No es casual que, mientras en la educación de antes se enseñaba la cultura clásica, ahora se dedique a analizar cuántas actrices negras lesbianas aparecen en películas de Netflix.
P: Pero esa enseñanza de la sabiduría siempre se ha transmitido en comunidades educativas que iban más allá del mero intercambio económico (yo te pago, tú me das un título académico). ¿Quedan aún redes que nos aúnen, más allá del mercado?
R: Ese es otro de los rasgos terribles del mundo al que nos quieren llevar. En una sociedad dividida, que nos enfrenta a unos contra otros por motivos de sexo, orientación sexual, raza… ¿cómo vamos a colaborar unos con otros? Solo queda un vínculo posible: el del dinero. Quizá yo no comparta identidades con mi antenista, incluso nos hayan enfrentado a él y a mí en muchos sentidos, pero siempre queda que yo le dé 60 euros y él me preste su servicio. Es terrible un mundo en que ya solo podemos cooperar unos con otros comprando y vendiendo, porque todo lo demás nos separa. Pero es un mundo que parece complacer a nuestra élite política y, desde luego, económica: en un mundo en que solo importa la economía, ellos serán los que más importen.
P: No me resisto a hacerle una pregunta. Tiene que ver con el indulto a José Antonio Griñán y la defensa de Fernando Savater. Muchas personas se fijan en este intelectual, le creen y ahora están defraudadas…

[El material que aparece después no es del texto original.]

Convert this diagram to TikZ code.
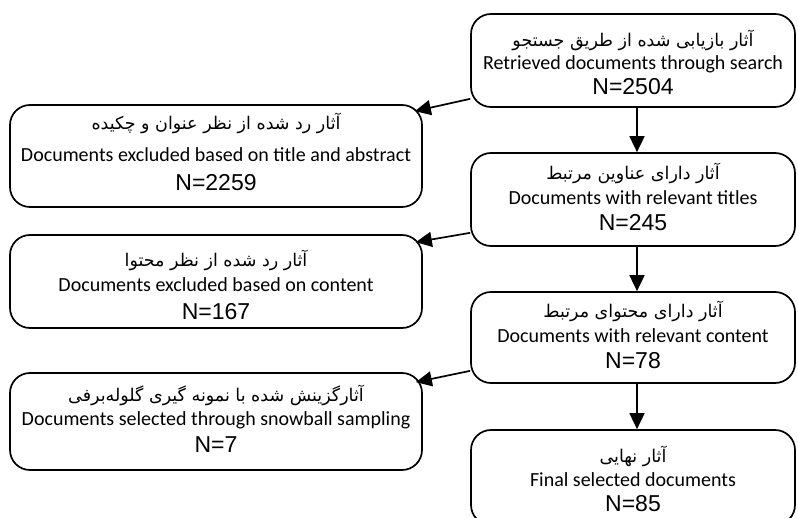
\documentclass[tikz,border=0pt]{standalone}
\usepackage{fontspec}
\setmainfont{Carlito}
\newfontfamily\numfont{Liberation Sans}
\newfontfamily\farsifont[Script=Arabic]{DejaVu Sans}
\TeXXeTstate=1
\usetikzlibrary{arrows.meta}

\begin{document}
\begin{tikzpicture}[x=1pt,y=-1pt,
  box/.style={draw, line width=1.7pt, rounded corners=20pt, inner sep=0pt},
  rbox/.style={box, minimum width=324pt},
  lbox/.style={box, minimum width=412pt},
  fa/.style={anchor=base, inner sep=0pt, font=\farsifont\fontsize{17.5}{20}\selectfont},
  en/.style={anchor=base, inner sep=0pt, font=\fontsize{20}{23}\selectfont},
  num/.style={anchor=base, inner sep=0pt, font=\numfont\fontsize{23}{26}\selectfont},
  flow/.style={line width=1.7pt, -{Triangle[length=16pt,width=15pt]}}]
\useasboundingbox (0,0) rectangle (798,518);

% main column (right)
\node[rbox, minimum height=93pt] (b1) at (633,60.5) {};
\node[fa]  (b1fa) at (633,47) {\beginR آثار بازیابی شده از طریق جستجو\endR};
\node[en]  (b1en) at (633,70) {Retrieved documents through search};
\node[num] (b1n)  at (633,95) {N=2504};

\node[rbox, minimum height=93pt] (b3) at (633,199.5) {};
\node[fa]  (b3fa) at (633,180) {\beginR آثار دارای عناوین مرتبط\endR};
\node[en]  (b3en) at (633,205) {Documents with relevant titles};
\node[num] (b3n)  at (633,231) {N=245};

\node[rbox, minimum height=91pt] (b5) at (633,337.5) {};
\node[fa]  (b5fa) at (633,318) {\beginR آثار دارای محتوای مرتبط\endR};
\node[en]  (b5en) at (633,343) {Documents with relevant content};
\node[num] (b5n)  at (633,369) {N=78};

\node[rbox, minimum height=95pt] (b7) at (633,477.5) {};
\node[fa]  (b7fa) at (633,463) {\beginR آثار نهایی\endR};
\node[en]  (b7en) at (633,486) {Final selected documents};
\node[num] (b7n)  at (633,511) {N=85};

% side column (left)
\node[lbox, minimum height=102pt] (b2) at (216,156) {};
\node[fa]  (b2fa) at (216,130) {\beginR آثار رد شده از نظر عنوان و چکیده\endR};
\node[en]  (b2en) at (216,162) {Documents excluded based on title and abstract};
\node[num] (b2n)  at (216,191) {N=2259};

\node[lbox, minimum height=93pt] (b4) at (216,281.5) {};
\node[fa]  (b4fa) at (216,267) {\beginR آثار رد شده از نظر محتوا\endR};
\node[en]  (b4en) at (216,292) {Documents excluded based on content};
\node[num] (b4n)  at (216,320) {N=167};

\node[lbox, minimum height=97pt] (b6) at (216,421.5) {};
\node[fa]  (b6fa) at (216,402) {\beginR آثارگزینش شده با نمونه گیری گلوله‌برفی\endR};
\node[en]  (b6en) at (216,426) {Documents selected through snowball sampling};
\node[num] (b6n)  at (216,453) {N=7};

% flow down the main column
\draw[flow] ([xshift=4pt]b1.south) -- ([xshift=4pt]b3.north);
\draw[flow] ([xshift=4pt]b3.south) -- ([xshift=4pt]b5.north);
\draw[flow] ([xshift=4pt]b5.south) -- ([xshift=4pt]b7.north);

% branches to the side column
\draw[flow] ([yshift=9pt]b1.south west)  -- ([xshift=-8pt,yshift=-7pt]b2.north east);
\draw[flow] ([yshift=14pt]b3.south west) -- ([xshift=-7pt,yshift=-8pt]b4.north east);
\draw[flow] ([yshift=13pt]b5.south west) -- ([xshift=-7pt,yshift=-10pt]b6.north east);
\end{tikzpicture}
\end{document}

R: El pobre Savater ha sufrido ahí un efecto paradójico. Él siempre ha abogado por el libre pensamiento, pero a la vez ha surgido una escuela de “librepensadores”… que solo se fijan en lo que hace o dice él. Pero no es culpable de eso (ríe). Por otra parte, una cosa que siempre me ha llamado la atención de Savater es lo injusto que es al hacer un balance de la herencia cristiana: sostiene que ha sido mucho más negativa que positiva. Me parece un juicio cruel, voltairiano: implica ignorar las universidades, los hospitales, la ciencia, las comunidades de ayuda mutua que nos ha legado el cristianismo… No querría caer en el mismo error con Savater, pero si nos pusiésemos tan tajantes como lo es él, no sé si saldría bien parado del balance. A un lado deberíamos destacar su muy loable lucha contra ETA, sí. Pero al otro tendríamos que incluir sus coqueteos batasunos en los 80, su apoyo al mal llamado “proceso de paz” de Zapatero, sus alegatos en pro de la “Educación para la ciudadanía”, también de Zapatero (que hasta el Tribunal Supremo reconoció que podía ser adoctrinadora), su obsesión antieclesial…
P: Y lo de Griñán…
R: Algo bueno de Savater es que siempre ha insistido en que él no es un filósofo, sino un profesor de filosofía. Desde luego, resulta contradictorio llevar décadas defendiendo la igualdad ante la ley, la Constitución, el Estado de Derecho… y luego argumentar que se debe indultar a un ladrón solo porque es un amigo suyo de la hípica: el mismo tipo de razonamiento que podríamos esperar en una trattoria de Palermo por cualquier capo siciliano. Pero una contradicción sería algo grave en un filósofo. En un profesor, es simplemente una debilidad.